What you are asked to do:
Retype the data exactly, from its first line to the line containing "const yTicks = [0, 50, 100, 150, 200];", including both, and skip any picture.
#### Source data ####
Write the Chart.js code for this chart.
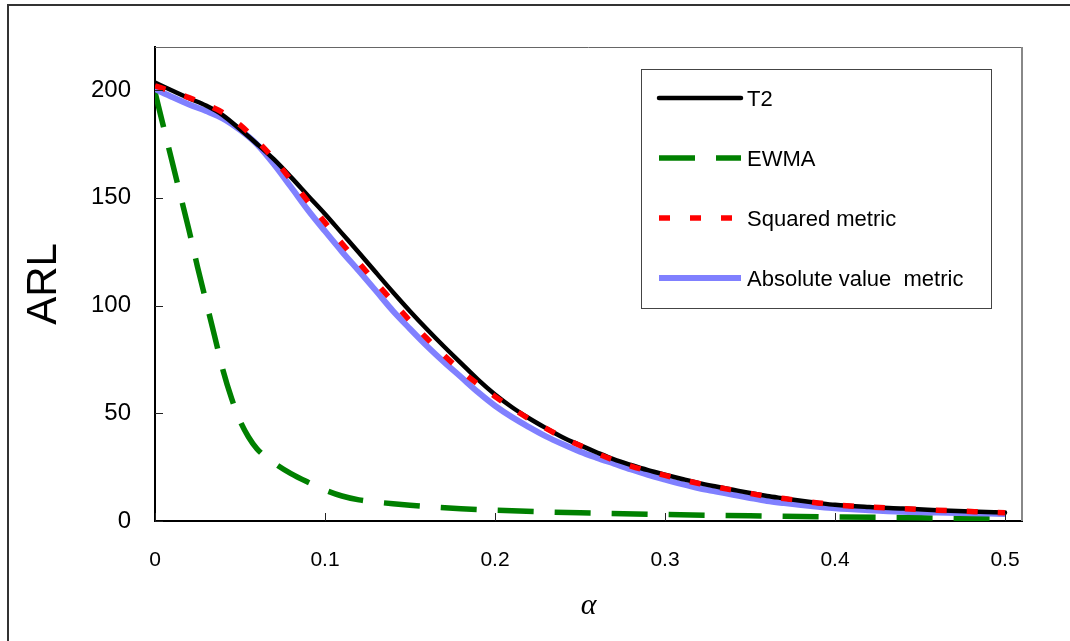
<!DOCTYPE html>
<html>
<head>
<meta charset="utf-8">
<script src="https://cdn.jsdelivr.net/npm/chart.js@4.4.1/dist/chart.umd.min.js"></script>
<style>
  body { margin: 0; background: #fff; }
  #wrap { width: 1070px; height: 641px; }
</style>
</head>
<body>
<div id="wrap"><canvas id="arlChart" width="1070" height="641"></canvas></div>
<script>
// alpha grid shared by the three smooth curves
const alpha = [
  0, 0.01, 0.02, 0.03, 0.04, 0.05, 0.06, 0.07, 0.08, 0.09,
  0.10, 0.11, 0.12, 0.13, 0.14, 0.15, 0.16, 0.17, 0.18, 0.19,
  0.20, 0.21, 0.22, 0.23, 0.24, 0.25, 0.26, 0.27, 0.28, 0.29,
  0.30, 0.31, 0.32, 0.33, 0.34, 0.35, 0.36, 0.37, 0.38, 0.39,
  0.40, 0.42, 0.44, 0.46, 0.48, 0.50
];
const t2 = [
  203.5, 199.8, 196.2, 192.8, 188.3, 181.8, 175.0, 167.8, 159.6, 151.0,
  142.5, 133.5, 124.5, 115.3, 106.2, 97.4, 89.0, 81.0, 73.3, 65.6,
  58.7, 52.8, 47.7, 43.1, 38.8, 35.2, 31.8, 28.6, 26.0, 23.6,
  21.5, 19.5, 17.6, 16.0, 14.5, 13.0, 11.6, 10.5, 9.4, 8.4,
  7.5, 6.5, 5.8, 5.0, 4.4, 3.9
];
const squared = [
  202.0, 199.3, 196.5, 193.3, 189.5, 183.8, 176.5, 168.0, 158.3, 148.3,
  138.5, 128.8, 119.8, 110.7, 101.7, 92.9, 84.7, 76.9, 69.8, 63.5,
  57.8, 52.4, 47.4, 43.0, 38.7, 35.0, 31.4, 28.2, 25.5, 23.2,
  21.2, 19.2, 17.4, 15.8, 14.3, 12.8, 11.4, 10.4, 9.4, 8.4,
  7.5, 6.5, 5.7, 5.0, 4.4, 3.8
];
const absolute = [
  200.5, 196.8, 193.3, 190.3, 186.8, 181.5, 174.8, 165.5, 155.0, 144.3,
  134.5, 125.0, 116.0, 106.8, 97.5, 89.2, 81.2, 73.8, 66.8, 59.8,
  53.5, 48.2, 43.6, 39.3, 35.6, 32.2, 29.3, 26.6, 23.9, 21.4,
  19.2, 17.1, 15.2, 13.7, 12.2, 10.7, 9.3, 8.3, 7.4, 6.6,
  5.9, 5.0, 4.3, 3.9, 3.6, 3.3
];
// EWMA drops fast, so it gets a finer grid near zero
const ewmaAlpha = [
  0, 0.005, 0.01, 0.015, 0.02, 0.025, 0.03, 0.035, 0.04, 0.045,
  0.05, 0.055, 0.06, 0.07, 0.08, 0.09, 0.10, 0.11, 0.12, 0.13,
  0.14, 0.15, 0.16, 0.18, 0.20, 0.25, 0.30, 0.35, 0.40, 0.45, 0.50
];
const ewma = [
  199, 183, 167, 151, 135, 118, 102, 86, 70, 57,
  46.5, 39, 33.5, 27, 22, 18, 14.4, 11.6, 9.8, 8.8,
  8.0, 7.3, 6.7, 5.7, 5.0, 3.8, 3.0, 2.4, 1.9, 1.5, 1.0
];
const xTicks = [0, 0.1, 0.2, 0.3, 0.4, 0.5];
const yTicks = [0, 50, 100, 150, 200];

const pts = (xs, ys) => xs.map((x, i) => ({ x: x, y: ys[i] }));
const FONT = "'Liberation Sans', Arial, sans-serif";

// outer frame, plot border, inside tick marks and the boxed legend
const decor = {
  id: 'decor',
  afterDraw(chart) {
    const ctx = chart.ctx;
    const a = chart.chartArea;
    const xs = chart.scales.x, ys = chart.scales.y;
    ctx.save();
    // outer frame (cut off on the right and bottom)
    ctx.strokeStyle = '#333';
    ctx.lineWidth = 2;
    ctx.beginPath();
    ctx.moveTo(8, 700); ctx.lineTo(8, 5); ctx.lineTo(1100, 5);
    ctx.stroke();
    // plot area top and right
    ctx.strokeStyle = '#666';
    ctx.lineWidth = 1;
    ctx.beginPath();
    ctx.moveTo(a.left, a.top + 0.5); ctx.lineTo(a.right, a.top + 0.5);
    ctx.stroke();
    ctx.strokeStyle = '#888';
    ctx.lineWidth = 2;
    ctx.beginPath();
    ctx.moveTo(a.right, a.top); ctx.lineTo(a.right, a.bottom);
    ctx.stroke();
    // tick marks inside
    ctx.strokeStyle = '#222';
    ctx.lineWidth = 1;
    ctx.beginPath();
    yTicks.forEach(v => {
      const y = Math.round(ys.getPixelForValue(v)) + 0.5;
      ctx.moveTo(a.left, y); ctx.lineTo(a.left + 8, y);
    });
    xTicks.forEach(v => {
      const x = Math.round(xs.getPixelForValue(v)) + 0.5;
      ctx.moveTo(x, a.bottom); ctx.lineTo(x, a.bottom - 8);
    });
    ctx.stroke();

    // legend
    const box = { x: 641, y: 69, w: 350, h: 239 };
    ctx.fillStyle = '#fff';
    ctx.fillRect(box.x, box.y, box.w, box.h);
    ctx.strokeStyle = '#444';
    ctx.lineWidth = 1;
    ctx.strokeRect(box.x + 0.5, box.y + 0.5, box.w, box.h);
    ctx.font = '22px ' + FONT;
    ctx.textBaseline = 'middle';
    ctx.textAlign = 'left';
    chart.data.datasets.forEach((ds, i) => {
      const y = 98 + i * 60;
      ctx.save();
      ctx.strokeStyle = ds.borderColor;
      ctx.lineWidth = ds.borderWidth;
      ctx.setLineDash(ds.borderDash || []);
      ctx.lineCap = ds.borderCapStyle || 'butt';
      ctx.beginPath();
      ctx.moveTo(659, y); ctx.lineTo(741, y);
      ctx.stroke();
      ctx.restore();
      ctx.fillStyle = '#000';
      ctx.fillText(ds.label, 747, y + 2);
    });
    ctx.restore();
  }
};

new Chart(document.getElementById('arlChart'), {
  type: 'line',
  data: {
    datasets: [
      {
        label: 'T2',
        data: pts(alpha, t2),
        borderColor: '#000000',
        borderWidth: 4.5,
        borderCapStyle: 'round',
        order: 1
      },
      {
        label: 'EWMA',
        data: pts(ewmaAlpha, ewma),
        borderColor: '#008000',
        borderWidth: 5.5,
        borderDash: [36, 21],
        order: 3
      },
      {
        label: 'Squared metric',
        data: pts(alpha, squared),
        borderColor: '#ff0000',
        borderWidth: 5.5,
        borderDash: [11, 20],
        order: 0
      },
      {
        label: 'Absolute value  metric',
        data: pts(alpha, absolute),
        borderColor: '#8080ff',
        borderWidth: 6,
        order: 2
      }
    ]
  },
  options: {
    responsive: false,
    animation: false,
    events: [],
    layout: { padding: { left: 0, top: 47, right: 48, bottom: 0 } },
    elements: {
      point: { radius: 0 },
      line: { fill: false, cubicInterpolationMode: 'monotone' }
    },
    scales: {
      x: {
        type: 'linear',
        min: 0,
        max: 0.51,
        afterFit(scale) { scale.height = 120; },
        border: { display: true, color: '#000', width: 2 },
        grid: { display: false, drawTicks: false },
        ticks: {
          stepSize: 0.1,
          includeBounds: false,
          padding: 27,
          color: '#000',
          font: { family: FONT, size: 21 },
          callback: v => String(+v.toFixed(1))
        },
        title: {
          display: true,
          text: 'α',
          color: '#000',
          font: { family: "'Liberation Serif', 'Times New Roman', serif", size: 30, style: 'italic' },
          padding: { top: 0, bottom: 17 }
        }
      },
      y: {
        min: 0,
        max: 220,
        afterFit(scale) { scale.width = 155; },
        border: { display: true, color: '#000', width: 2 },
        grid: { display: false, drawTicks: false },
        ticks: {
          stepSize: 50,
          includeBounds: false,
          padding: 24,
          color: '#000',
          font: { family: FONT, size: 24 }
        },
        title: {
          display: true,
          text: 'ARL',
          color: '#000',
          font: { family: FONT, size: 42 },
          padding: { top: 19, bottom: 0 }
        }
      }
    },
    plugins: {
      legend: { display: false },
      tooltip: { enabled: false }
    }
  },
  plugins: [decor]
});
</script>
</body>
</html>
####
Exercise solution:
Write the Chart.js code for this chart.
<!DOCTYPE html>
<html>
<head>
<meta charset="utf-8">
<script src="https://cdn.jsdelivr.net/npm/chart.js@4.4.1/dist/chart.umd.min.js"></script>
<style>
  body { margin: 0; background: #fff; }
  #wrap { width: 1070px; height: 641px; }
</style>
</head>
<body>
<div id="wrap"><canvas id="arlChart" width="1070" height="641"></canvas></div>
<script>
// alpha grid shared by the three smooth curves
const alpha = [
  0, 0.01, 0.02, 0.03, 0.04, 0.05, 0.06, 0.07, 0.08, 0.09,
  0.10, 0.11, 0.12, 0.13, 0.14, 0.15, 0.16, 0.17, 0.18, 0.19,
  0.20, 0.21, 0.22, 0.23, 0.24, 0.25, 0.26, 0.27, 0.28, 0.29,
  0.30, 0.31, 0.32, 0.33, 0.34, 0.35, 0.36, 0.37, 0.38, 0.39,
  0.40, 0.42, 0.44, 0.46, 0.48, 0.50
];
const t2 = [
  203.5, 199.8, 196.2, 192.8, 188.3, 181.8, 175.0, 167.8, 159.6, 151.0,
  142.5, 133.5, 124.5, 115.3, 106.2, 97.4, 89.0, 81.0, 73.3, 65.6,
  58.7, 52.8, 47.7, 43.1, 38.8, 35.2, 31.8, 28.6, 26.0, 23.6,
  21.5, 19.5, 17.6, 16.0, 14.5, 13.0, 11.6, 10.5, 9.4, 8.4,
  7.5, 6.5, 5.8, 5.0, 4.4, 3.9
];
const squared = [
  202.0, 199.3, 196.5, 193.3, 189.5, 183.8, 176.5, 168.0, 158.3, 148.3,
  138.5, 128.8, 119.8, 110.7, 101.7, 92.9, 84.7, 76.9, 69.8, 63.5,
  57.8, 52.4, 47.4, 43.0, 38.7, 35.0, 31.4, 28.2, 25.5, 23.2,
  21.2, 19.2, 17.4, 15.8, 14.3, 12.8, 11.4, 10.4, 9.4, 8.4,
  7.5, 6.5, 5.7, 5.0, 4.4, 3.8
];
const absolute = [
  200.5, 196.8, 193.3, 190.3, 186.8, 181.5, 174.8, 165.5, 155.0, 144.3,
  134.5, 125.0, 116.0, 106.8, 97.5, 89.2, 81.2, 73.8, 66.8, 59.8,
  53.5, 48.2, 43.6, 39.3, 35.6, 32.2, 29.3, 26.6, 23.9, 21.4,
  19.2, 17.1, 15.2, 13.7, 12.2, 10.7, 9.3, 8.3, 7.4, 6.6,
  5.9, 5.0, 4.3, 3.9, 3.6, 3.3
];
// EWMA drops fast, so it gets a finer grid near zero
const ewmaAlpha = [
  0, 0.005, 0.01, 0.015, 0.02, 0.025, 0.03, 0.035, 0.04, 0.045,
  0.05, 0.055, 0.06, 0.07, 0.08, 0.09, 0.10, 0.11, 0.12, 0.13,
  0.14, 0.15, 0.16, 0.18, 0.20, 0.25, 0.30, 0.35, 0.40, 0.45, 0.50
];
const ewma = [
  199, 183, 167, 151, 135, 118, 102, 86, 70, 57,
  46.5, 39, 33.5, 27, 22, 18, 14.4, 11.6, 9.8, 8.8,
  8.0, 7.3, 6.7, 5.7, 5.0, 3.8, 3.0, 2.4, 1.9, 1.5, 1.0
];
const xTicks = [0, 0.1, 0.2, 0.3, 0.4, 0.5];
const yTicks = [0, 50, 100, 150, 200];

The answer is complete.